Biraz tecrübe gereği konuşuyorum herhalde. Çünkü vaktiyle ben çocukken, babamı da bulaştırmışlardı alengirli bu işe. Cumhuriyetimizin ilk avukatlarından bir zat gelir, sürekli teşvik ederdi babamı. İş o raddeye geldi ki, bende çıkaracakları altınları doldurmak için, çuval taşırdım yanlarında.
Bazen de indikleri derinliğe el feneri tutardım. Sabaha yakın ekip, eve eli boş dönerdi ve elleri kazma kürek kavramaktan, kabarır su toplardı. Yalnız; ha çıktı ha çıkaracağız heyecanıyla yorulmak nedir bilmezlerdi.
Babam baktı ki, bu netâmeli işin sonu yok. Avukatın tüm ısrarına aldırış etmeden bıraktı.
Lâkin aklımda kaldığı kadarıyla bir seferinde; tarlamızın içinde var olduğu rivayet edilen,“küffar mezarlığı”nı kazım sırasında, çivili bir ”kafatası” çıkardılar! Şakağın bir yüzünden çakılan çivi, öbür yüzünden çıkmıştı.

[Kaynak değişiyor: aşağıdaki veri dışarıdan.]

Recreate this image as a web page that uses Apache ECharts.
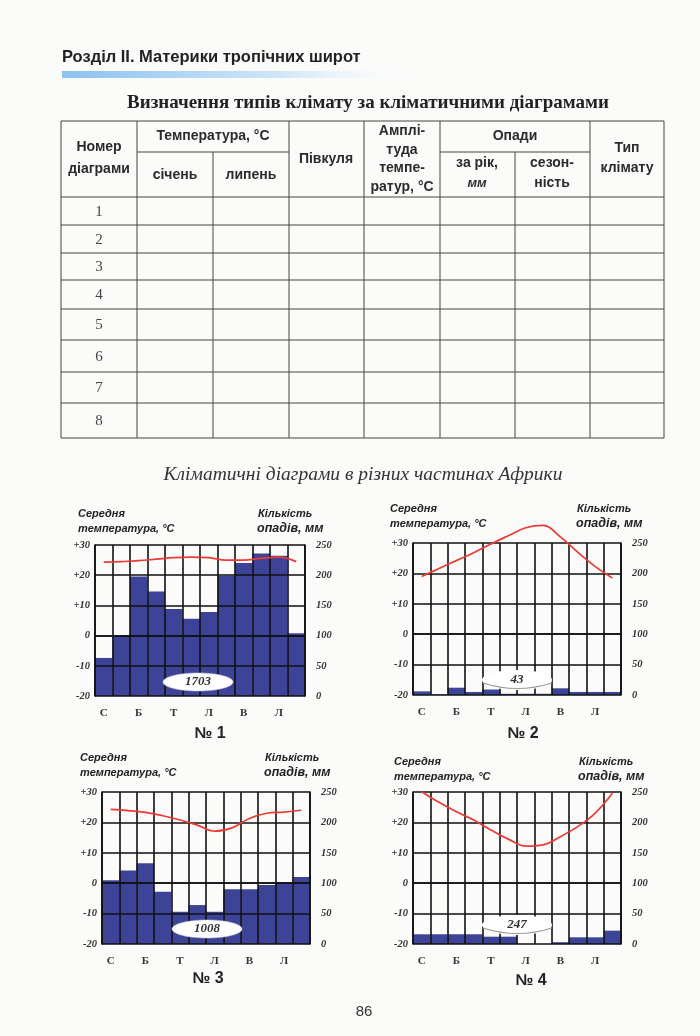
<!DOCTYPE html>
<html>
<head>
<meta charset="utf-8">
<script src="https://cdn.jsdelivr.net/npm/echarts@6/dist/echarts.min.js"></script>
<style>
  html, body { margin: 0; padding: 0; background: #fbfbf9; }
  #page { width: 700px; height: 1036px; }
</style>
</head>
<body>
<div id="page"></div>
<script>
// місяці (перші літери) – підписи осі X
var months = ['С', 'Л', 'Б', 'К', 'Т', 'Ч', 'Л', 'С', 'В', 'Ж', 'Л', 'Г'];

// діаграма № 1
var temp1 = [24.3, 24.5, 24.8, 25.3, 25.8, 26, 25.8, 25, 25, 25.6, 26, 24.5];
var rain1 = [63, 100, 198, 173, 144, 128, 139, 199, 220, 236, 232, 104];
// діаграма № 2
var temp2 = [19, 21.6, 24.2, 26.8, 29.7, 32.4, 35, 35.8, 32, 27, 22.3, 18.5];
var rain2 = [6, 1, 12, 5, 9, 2, 2, 2, 11, 5, 5, 5];
// діаграма № 3
var temp3 = [24.3, 23.9, 23.3, 22.2, 20.8, 19.1, 17.1, 18.2, 21.3, 23, 23.4, 24];
var rain3 = [105, 121, 133, 86, 53, 64, 53, 90, 90, 97, 101, 110];
// діаграма № 4
var temp4 = [30.1, 26.6, 23.5, 20.8, 17.5, 14.5, 12.2, 12.6, 15.3, 18.6, 23, 29.6];
var rain4 = [16, 16, 16, 16, 12, 12, 0, 0, 3, 11, 11, 22];

// річна сума опадів (підписи на діаграмах)
var totals = ['1703', '43', '1008', '247'];
var numbers = ['№ 1', '№ 2', '№ 3', '№ 4'];

// шкали
var tempMin = -20, tempMax = 30, tempStep = 10;
var rainMin = 0, rainMax = 250, rainStep = 50;

// номери рядків таблиці
var rowNums = ['1', '2', '3', '4', '5', '6', '7', '8'];

var temps = [temp1, temp2, temp3, temp4];
var rains = [rain1, rain2, rain3, rain4];

// розміщення діаграм на сторінці
var boxes = [
  { left: 95, top: 545, width: 210, height: 151 },
  { left: 413, top: 543, width: 208, height: 152 },
  { left: 102, top: 792, width: 208, height: 152 },
  { left: 413, top: 792, width: 208, height: 152 }
];

var page = echarts.init(document.getElementById('page'));

var serif = "'Liberation Serif', 'DejaVu Serif', serif";
var sans = "'Liberation Sans', Arial, sans-serif";
var ink = '#2b2b2b';

var grids = [], xAxes = [], yAxes = [], series = [];

boxes.forEach(function (b, i) {
  grids.push({ left: b.left, top: b.top, width: b.width, height: b.height });

  xAxes.push({
    type: 'category',
    gridIndex: i,
    data: months,
    z: 3,
    axisLine: { lineStyle: { color: '#111', width: 1.6 } },
    axisTick: { show: false },
    axisLabel: {
      interval: 1,
      margin: 12,
      color: '#333',
      fontFamily: serif,
      fontWeight: 'bold',
      fontSize: 11
    },
    splitLine: { show: true, interval: 0, lineStyle: { color: '#111', width: 1.6 } }
  });

  // ліва вісь – температура
  yAxes.push({
    type: 'value',
    gridIndex: i,
    min: tempMin, max: tempMax, interval: tempStep,
    z: 3,
    axisLine: { show: true, lineStyle: { color: '#111', width: 1.6 } },
    axisTick: { show: false },
    axisLabel: {
      margin: 5,
      color: '#333',
      fontFamily: serif,
      fontStyle: 'italic',
      fontWeight: 'bold',
      fontSize: 10.5,
      formatter: function (v) { return v > 0 ? '+' + v : String(v); }
    },
    splitLine: { show: true, lineStyle: { color: '#111', width: 1.6 } }
  });

  // права вісь – опади
  yAxes.push({
    type: 'value',
    gridIndex: i,
    position: 'right',
    min: rainMin, max: rainMax, interval: rainStep,
    z: 3,
    axisLine: { show: true, lineStyle: { color: '#111', width: 1.6 } },
    axisTick: { show: false },
    axisLabel: {
      margin: 11,
      color: '#333',
      fontFamily: serif,
      fontStyle: 'italic',
      fontWeight: 'bold',
      fontSize: 10.5
    },
    splitLine: { show: false }
  });

  series.push({
    type: 'bar',
    xAxisIndex: i,
    yAxisIndex: i * 2 + 1,
    data: rains[i],
    barCategoryGap: '0%',
    itemStyle: { color: '#3d4498' },
    z: 1,
    silent: true
  });

  series.push({
    type: 'line',
    xAxisIndex: i,
    yAxisIndex: i * 2,
    data: temps[i],
    smooth: 0.4,
    symbol: 'none',
    clip: false,
    lineStyle: { color: '#ec3b36', width: 1.7 },
    z: 5,
    silent: true
  });
});

// ---- графіка: заголовки, таблиця, підписи ----
var g = [];

function txt(s, x, y, font, align, extra) {
  var el = {
    type: 'text',
    z: 20,
    style: {
      text: s, x: x, y: y, font: font,
      fill: ink,
      textAlign: align || 'center',
      textVerticalAlign: 'middle'
    }
  };
  if (extra) { for (var k in extra) el.style[k] = extra[k]; }
  g.push(el);
}
function line(x1, y1, x2, y2, w, c) {
  g.push({
    type: 'line', z: 20,
    shape: { x1: x1, y1: y1, x2: x2, y2: y2 },
    style: { stroke: c || '#444', lineWidth: w || 1 }
  });
}

// шапка сторінки
txt('Розділ II. Материки тропічних широт', 62, 57, 'bold 16.5px ' + sans, 'left', { fill: '#222' });
g.push({
  type: 'rect', z: 20,
  shape: { x: 62, y: 71, width: 365, height: 7 },
  style: {
    fill: {
      type: 'linear', x: 0, y: 0, x2: 1, y2: 0,
      colorStops: [
        { offset: 0, color: '#8cc2ef' },
        { offset: 0.6, color: '#cfe6f9' },
        { offset: 1, color: 'rgba(255,255,255,0)' }
      ]
    }
  }
});
txt('Визначення типів клімату за кліматичними діаграмами', 368, 103, 'bold 19px ' + serif, 'center', { fill: '#222' });

// таблиця
var cx = [61, 137, 213, 289, 364, 440, 515, 590, 664];
var ry = [197, 225, 253, 280, 309, 340, 372, 403, 438];
var tTop = 121, tMid = 152, tBot = 438;
line(cx[0], tTop, cx[8], tTop, 1.2);
ry.forEach(function (y) { line(cx[0], y, cx[8], y, 1); });
line(cx[1], tMid, cx[3], tMid, 1);
line(cx[5], tMid, cx[7], tMid, 1);
cx.forEach(function (x, k) {
  var top = (k === 2 || k === 6) ? tMid : tTop;
  line(x, top, x, tBot, 1);
});

var hf = 'bold 14px ' + sans;
txt('Номер\nдіаграми', 99, 158, hf, 'center', { lineHeight: 22 });
txt('Температура, °C', 213, 136, hf);
txt('січень', 175, 175, hf);
txt('липень', 251, 175, hf);
txt('Півкуля', 326, 159, hf);
txt('Амплі-\nтуда\nтемпе-\nратур, °C', 402, 159, hf, 'center', { lineHeight: 18.5 });
txt('Опади', 515, 136, hf);
g.push({
  type: 'text', z: 20,
  style: {
    text: '{a|за рік,}\n{b|мм}', x: 477, y: 173,
    textAlign: 'center', textVerticalAlign: 'middle',
    rich: {
      a: { font: hf, fill: ink, lineHeight: 20, align: 'center' },
      b: { font: 'italic bold 13px ' + sans, fill: ink, lineHeight: 20, align: 'center' }
    }
  }
});
txt('сезон-\nність', 552, 173, hf, 'center', { lineHeight: 20 });
txt('Тип\nклімату', 627, 158, hf, 'center', { lineHeight: 20 });

rowNums.forEach(function (n, k) {
  txt(n, 99, (ry[k] + ry[k + 1]) / 2 + 1, '15px ' + serif, 'center', { fill: '#444' });
});

// підзаголовок
txt('Кліматичні діаграми в різних частинах Африки', 363, 475, 'italic 19.5px ' + serif, 'center', { fill: '#333' });

// підписи осей діаграм
var af = 'italic bold 11px ' + sans;
var af2 = 'italic bold 12.5px ' + sans;
var axisTitles = [
  { lx: 78, ly: 514, rx: 258, ry: 514 },
  { lx: 390, ly: 509, rx: 577, ry: 509 },
  { lx: 80, ly: 758, rx: 265, ry: 758 },
  { lx: 394, ly: 762, rx: 579, ry: 762 }
];
axisTitles.forEach(function (a) {
  txt('Середня', a.lx, a.ly, af, 'left', { fill: '#222' });
  txt('температура, °C', a.lx, a.ly + 15, af, 'left', { fill: '#222' });
  txt('Кількість', a.rx, a.ry, af, 'left', { fill: '#222' });
  txt('опадів, мм', a.rx - 1, a.ry + 15, af2, 'left', { fill: '#222' });
});

// номери діаграм
var numPos = [[210, 734], [523, 734], [208, 979], [531, 981]];
numbers.forEach(function (s, k) {
  txt(s, numPos[k][0], numPos[k][1], 'bold 16px ' + sans, 'center', { fill: '#222' });
});

// річні суми опадів
var totPos = [[198, 682], [517, 680], [207, 929], [517, 925]];
totals.forEach(function (s, k) {
  var p = totPos[k];
  var oval = (k === 0 || k === 2);
  g.push({
    type: 'ellipse', z: 18,
    shape: { cx: p[0], cy: p[1], rx: 35, ry: oval ? 9 : 10 },
    style: { fill: '#ffffff', stroke: oval ? '#c8c8d8' : null, lineWidth: 0.6 }
  });
  if (!oval) {
    g.push({
      type: 'bezierCurve', z: 19,
      shape: { x1: p[0] - 34, y1: p[1] + 3, cpx1: p[0], cpy1: p[1] + 14, x2: p[0] + 35, y2: p[1] + 3 },
      style: { stroke: '#9a9a9a', lineWidth: 1.2, fill: null }
    });
  }
  txt(s, p[0], p[1], 'italic bold 13px ' + serif, 'center', { fill: '#333' });
});

// номер сторінки
txt('86', 364, 1012, '15px ' + sans, 'center', { fill: '#333' });

var option = {
  backgroundColor: '#fbfbf9',
  animation: false,
  grid: grids,
  xAxis: xAxes,
  yAxis: yAxes,
  series: series,
  graphic: g
};

page.setOption(option);
</script>
</body>
</html>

Akıl yürütenler tarihi olayı ”Battal Gazi’nin savaş stiline benzeterek buralara kadar gelip cenk ettiğine” yorumladılar ve kafatasını geri gömdüler. Bir başka olay; fırsatçı ve uyanık avukat, hepimizin
ninnilerle büyüdüğü tahta beşiğimizde takılı bulunan (bizim bilmediğimiz, kendisinin bildiği) kıymetli bir taşı, ipliğinden kopararak aldı götürdü! Bir daha da geri gelmedi.
Şimdi anlıyorum ki o da define avcısıymış!